Could they hear her through the glass? Did I care? I just wanted to be someplace else. So, apparently, did Michaela and Eliot, for when I peeked back out the window, both had disappeared through an unseen doorway.

“What in the hell do you suppose that was about?” demanded Marla. “I mean, they didn’t even give us a second look. And anyway! Even if you disagree with someone who works for you, you don’t try to choke ’em. I mean, not unless you coach college basketball.”

“I can’t deal with this now,” I said abruptly, realizing that if Michaela was not at fencing practice, it must have
been canceled. “I’ve got to run.” While Marla waited, I darted into our room—Tom was sleeping—and snagged my purse and jacket.

“Run where?” she whispered when I returned.

“I need to pick up Arch.” I zipped to Arch’s room, grabbed his overnight bag, and trotted back toward Marla. “I’ve got to drop him off for the Jerk, then come back and take care of Tom. And I want to get out of here before Eliot realizes I saw him. Should we report him to the domestic-abuse people, though?”

“Better wait on that,” said Marla, “because I think we might have just saved
him
from being stabbed, gored, and left for dead.” She walked purposefully down the hall. “Think I should tell Sukie? She’s Swiss, she’s used to being neutral, right?”

“Don’t,” I advised as I tried to hurry along behind her. Marla, heavier than I by about fifty pounds, had become devoted to a minimal but effective exercise routine since having a heart attack the previous summer. Still, I was surprised when she quickstepped down the carpeted stairs beside me. Following her, my head throbbed. I said, “Snooping around is hard on your health.”

“Uh-huh,” she replied. “I noticed what it’s doing for yours.” We pulled up in front of the kitchen door. “I just want to know why those two were arguing,” she said, the very picture of innocence. She pushed into the kitchen and merrily asked Julian where Sukie had gotten to. Julian, chopping vegetables, called to Sukie, who peeked out, startled, from where she was crouching inside the hearth.
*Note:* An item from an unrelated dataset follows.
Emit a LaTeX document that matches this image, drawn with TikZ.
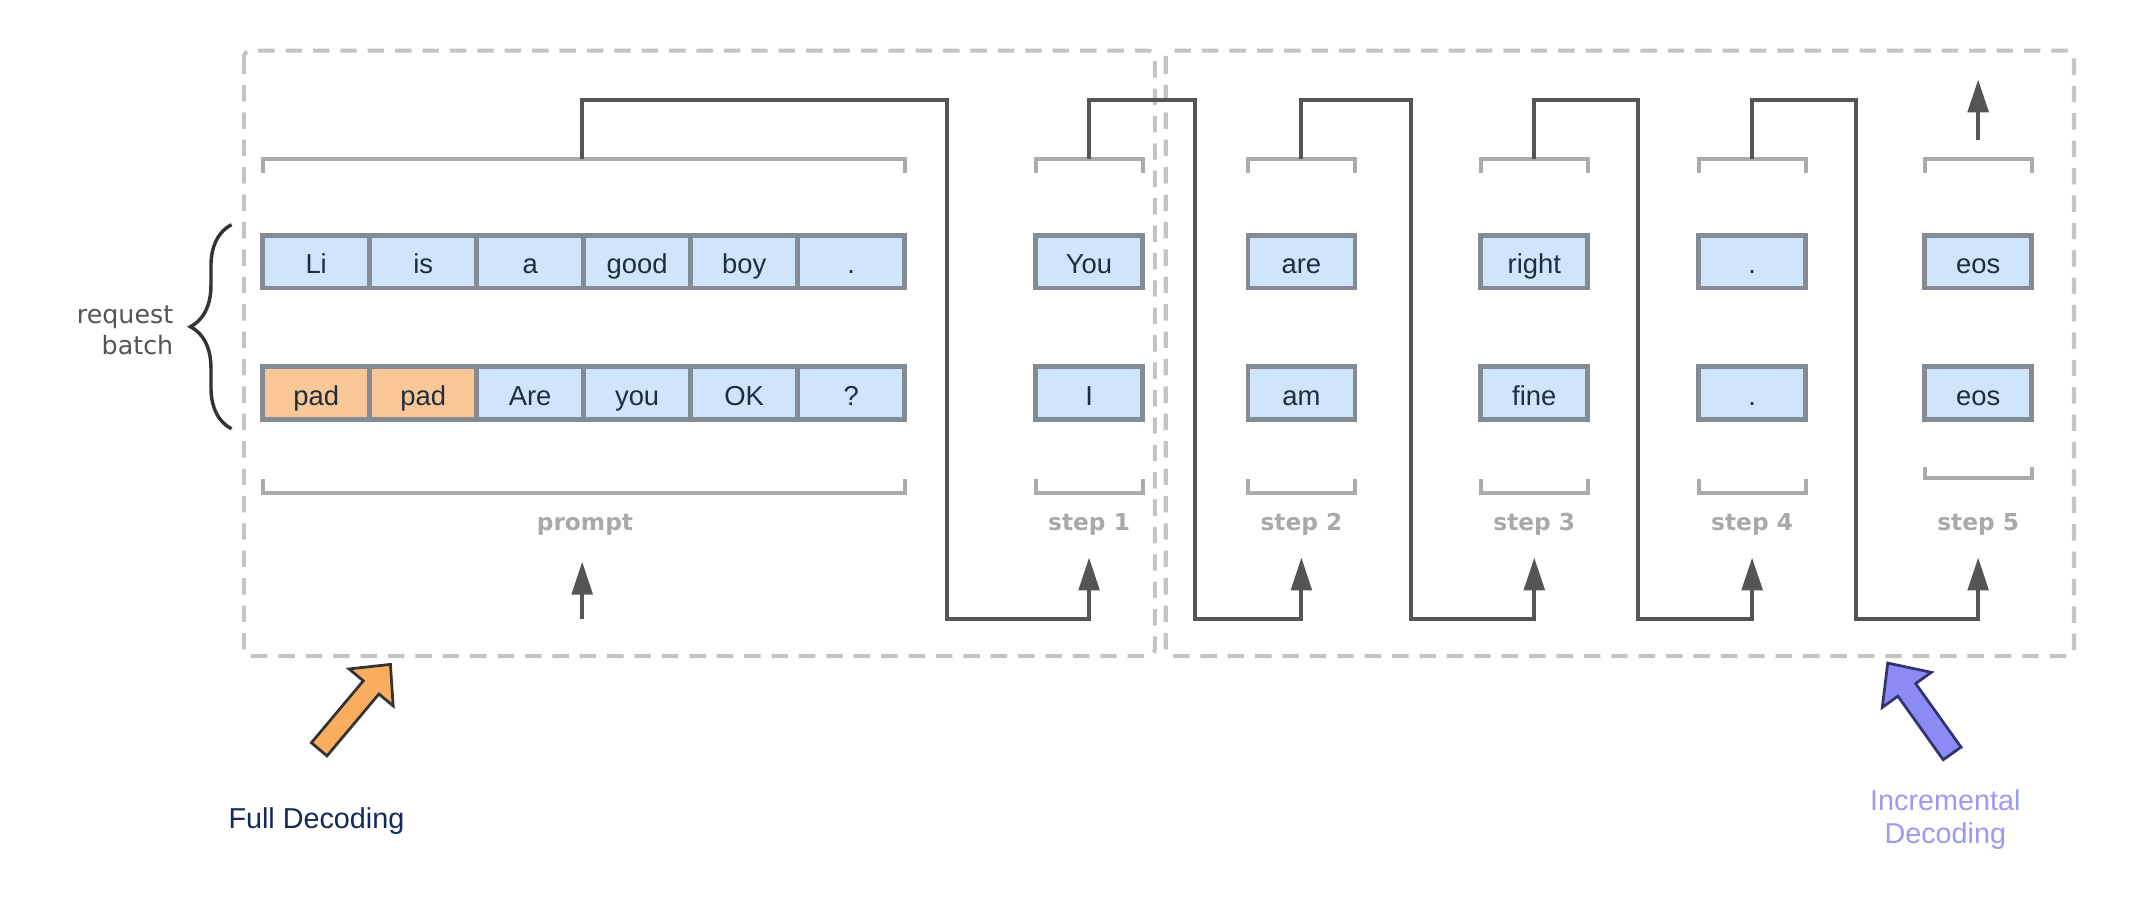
\documentclass[tikz,border=0pt]{standalone}
\usepackage{fontspec}
\setmainfont{Liberation Sans}
\newfontfamily\dejavu{DejaVu Sans}
\usepackage{xcolor}
\usetikzlibrary{positioning,arrows.meta,decorations.pathreplacing}
\definecolor{tokblue}{HTML}{CFE5FB}
\definecolor{padorange}{HTML}{FAC897}
\definecolor{cellgray}{HTML}{858B93}
\definecolor{tokink}{HTML}{1F2D3D}
\definecolor{brkgray}{HTML}{ABABAB}
\definecolor{conngray}{HTML}{555555}
\definecolor{lblgray}{HTML}{A9A9A9}
\definecolor{dashgray}{HTML}{C4C4C4}
\definecolor{fullink}{HTML}{12295A}
\definecolor{incink}{HTML}{9A9AF2}
\definecolor{fullfill}{HTML}{F8AE5E}
\definecolor{incfill}{HTML}{8B8BF3}

\begin{document}
\begin{tikzpicture}[
  x=1pt, y=-1pt,
  node distance=0pt,
  tok/.style={draw=cellgray, line width=3.5pt, fill=tokblue, minimum width=78.1pt, minimum height=38.5pt, inner sep=0pt, outer sep=0pt, text height=20pt, text depth=2pt, text=tokink, font=\fontsize{20}{24}\selectfont},
  pad/.style={tok, fill=padorange},
  brk/.style={draw=brkgray, line width=3pt},
  conn/.style={draw=conngray, line width=3pt, -{Triangle[length=24pt,width=15pt]}},
  steplbl/.style={text=lblgray, font=\dejavu\bfseries\fontsize{17}{20}\selectfont},
  dashbox/.style={draw=dashgray, line width=3pt, dash pattern=on 12pt off 8pt, rounded corners=5pt},
  declbl/.style={align=center, font=\fontsize{21}{24}\selectfont},
  blockarrow/.style={line width=2pt}
]
\useasboundingbox (0,0) rectangle (1568,661);

\draw[dashbox] (178,37) rectangle (843,479);
\draw[dashbox] (851,37) rectangle (1514,479);

\coordinate (topY) at (0,116);
\coordinate (botY) at (0,360);
\coordinate (botY5) at (0,349);
\coordinate (inY) at (0,407);
\coordinate (baseY) at (0,452);
\coordinate (lblY) at (0,383);
\coordinate (out0) at (425,116);

\node[tok] (li) at (230.8,191) {Li};
\node[tok, right=of li] (is) {is};
\node[tok, right=of is] (a) {a};
\node[tok, right=of a] (good) {good};
\node[tok, right=of good] (boy) {boy};
\node[tok, right=of boy] (pdot) {.};
\node[pad] (pad1) at (230.8,287) {pad};
\node[pad, right=of pad1] (pad2) {pad};
\node[tok, right=of pad2] (pAre) {Are};
\node[tok, right=of pAre] (pyou) {you};
\node[tok, right=of pyou] (pOK) {OK};
\node[tok, right=of pOK] (pqm) {?};

\node[tok] (you) at (795,191) {You};
\node[tok, below=57.5pt of you] (i) {I};
\node[tok] (are) at (950,191) {are};
\node[tok, below=57.5pt of are] (am) {am};
\node[tok] (right) at (1120,191) {right};
\node[tok, below=57.5pt of right] (fine) {fine};
\node[tok] (dota) at (1279,191) {.};
\node[tok, below=57.5pt of dota] (dotb) {.};
\node[tok] (eosa) at (1444,191) {eos};
\node[tok, below=57.5pt of eosa] (eosb) {eos};

\foreach \l/\r in {li/pdot, you/you, are/are, right/right, dota/dota, eosa/eosa}
  \draw[brk] (\l.west |- topY) ++(0,10) -- ++(0,-10) -- (\r.east |- topY) -- ++(0,10);
\foreach \l/\r in {pad1/pqm, i/i, am/am, fine/fine, dotb/dotb}
  \draw[brk] (\l.west |- botY) ++(0,-10) -- ++(0,10) -- (\r.east |- botY) -- ++(0,-10);
\draw[brk] (eosb.west |- botY5) ++(0,-8) -- ++(0,8) -- (eosb.east |- botY5) -- ++(0,-8);

\node[steplbl] (lbl0) at (427,383) {prompt};
\foreach \n/\c in {1/you,2/are,3/right,4/dota,5/eosa}
  \node[steplbl] (lbl\n) at (\c.center |- lblY) {step \n};

\foreach \s/\d/\t in {out0/691/you, you/872/are, are/1030/right, right/1196/dota, dota/1355/eosa}
  \draw[conn] (\s.center |- topY) -- ++(0,-43) -| (\d,452) -| (\t.center |- inY);
\draw[conn] (out0 |- baseY) -- ++(0,-42);
\draw[conn] (eosa.center |- topY) ++(0,-14) -- ++(0,-44);

\draw[draw=black!80, line width=2.5pt, decorate, decoration={brace, amplitude=30pt}] (169,313) -- (169,164);
\node[anchor=east, align=right, text=black!67, font=\dejavu\fontsize{18.5}{23}\selectfont] (req) at (130,241) {request\\batch};

\draw[blockarrow, draw=black!80, fill=fullfill] (285,485) -- (287.0,515.3) -- (276.6,506.6) -- (238.7,551.8) -- (227.3,542.2) -- (265.2,497.0) -- (254.8,488.3) -- cycle;
\draw[blockarrow, draw=black!70!blue!80, fill=incfill] (1378,484) -- (1409.8,490.8) -- (1398.4,499.0) -- (1431.5,545.4) -- (1418.5,554.6) -- (1385.4,508.2) -- (1374.0,516.4) -- cycle;

\node[declbl, text=fullink] (fulldec) at (231,599) {Full Decoding};
\node[declbl, text=incink] (incdec) at (1420,598) {Incremental\\Decoding};
\end{tikzpicture}
\end{document}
We’d interrupted her scrubbing of the fireplace’s interior walls, and she was not happy. Despite the twice-weekly visits of a cleaning company, Sukie felt compelled to check obsessively for spots they might have missed. Well, I’d probably be critical of any caterer I had to hire, so who was I to judge?

As I pulled out of the garage and accelerated across the causeway, a new question occurred to me:
Did Sukie’s cleaning jobs include straightening out messes made by her husband?

At quarter after three, Arch raced out the school gym entrance. “They’re refinishing the floor of the school fencing loft,” he announced as he heaved his bookbag into the rear of the van, “so Michaela gave us an assignment. She told us to run up and down five hundred stairs.” His tone was weary. “Fifty times ten stairs. Or whatever. But I’m too hungry to do that right now.”